Monday, November 22, 2010

Pulitzer Prize-winning NYT photographer puts Hipstamatic war photos on the front page

Apparently I'm not the only person who can't resist shooting with the Hipstamatic photo app for the iPhone, even when he has a "real" camera available. Damon Winter, a staff photographer for the New York Times who won the Pulitzer Prize for his photos of the Obama campaign, landed these Hipstamatic images from Afghanistan on the front page of the NYT today.

It's not as if Winter wasn't carrying lots of conventional photojournalistic gear. He had a Canon EOS 5D Mark II digital single lens reflex, which he used to shoot stills and video. But, as he explains in the NYT's Lens blog, the Hipstamatic had its own appeal.
But it happens that Mr. Winter quickly realized — after trying a few shots — that his iPhone would be an effective way to capture the day-to-day trials of the First Battalion, 87th Infantry of the 10th Mountain Division in northern Afghanistan.

“Composing with the iPhone is more casual and less deliberate,” Mr. Winter said. “And the soldiers often take photos of each other with their phones, so they were more comfortable than if I had my regular camera.”

Mr. Winter even found himself taking a few iPhone pictures during firefights while he was shooting video with his single-lens reflex (a Canon EOS 5D Mark II, as long as we’re on the subject). The Hipstamatic app forced him to wait about 10 seconds between photos, so each one had to count.
That's an interesting point about the 10-second delay with the Hipstamatic, something I've found true as well. (There's not much of a delay when shooting low-res pictures for web use, but it does take the Hipstamatic about 10 seconds to do all the processing for a high-res image that makes full use of the camera's resolution.)
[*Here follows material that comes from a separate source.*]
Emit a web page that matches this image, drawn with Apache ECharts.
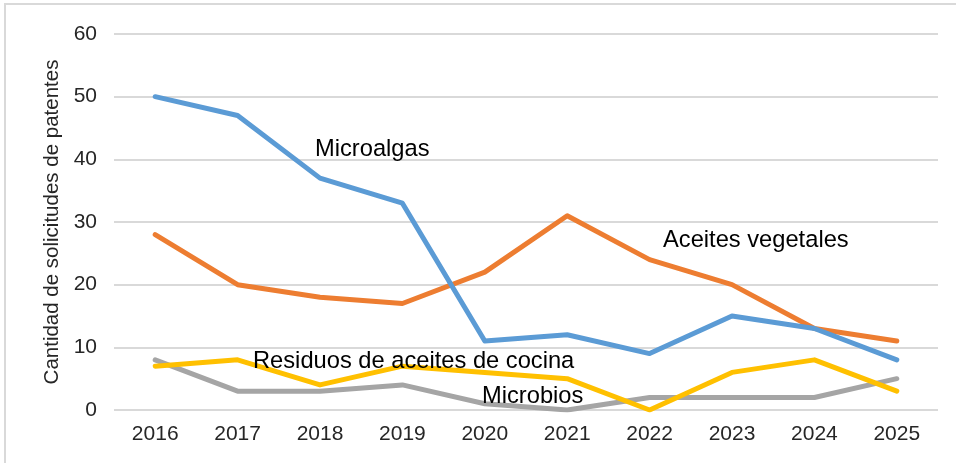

In 10 seconds, a conventional modern photojournalist might shoot dozens of images of an important scene in order to make sure they captured just the right instant. Winter is right -- the delay forces you think about what your are doing, and fosters a much more deliberate sort of photography. It's like going back to a much earlier era in photography, when Henri Cartier-Bresson, for example, did not have access to motor drives, burst modes, or even rapid advance levers. He had to advance the film by winding the film-advance knob by hand. It didn't take 10 seconds, but it did preclude getting a second shot of "the decisive moment." It forced him to focus his attention.

There's an extended slideshow of nineteen of Winter's Hipstamatic images at the Lens blog. Take a look -- they're excellent.

1 comment:

Cybergabi said...

Thanks for pointing this out - I had completely missed it. But I am glad Hipsta goes mainstream. And I am in total agreement with what you write about being more careful with your framing and getting it right the first time.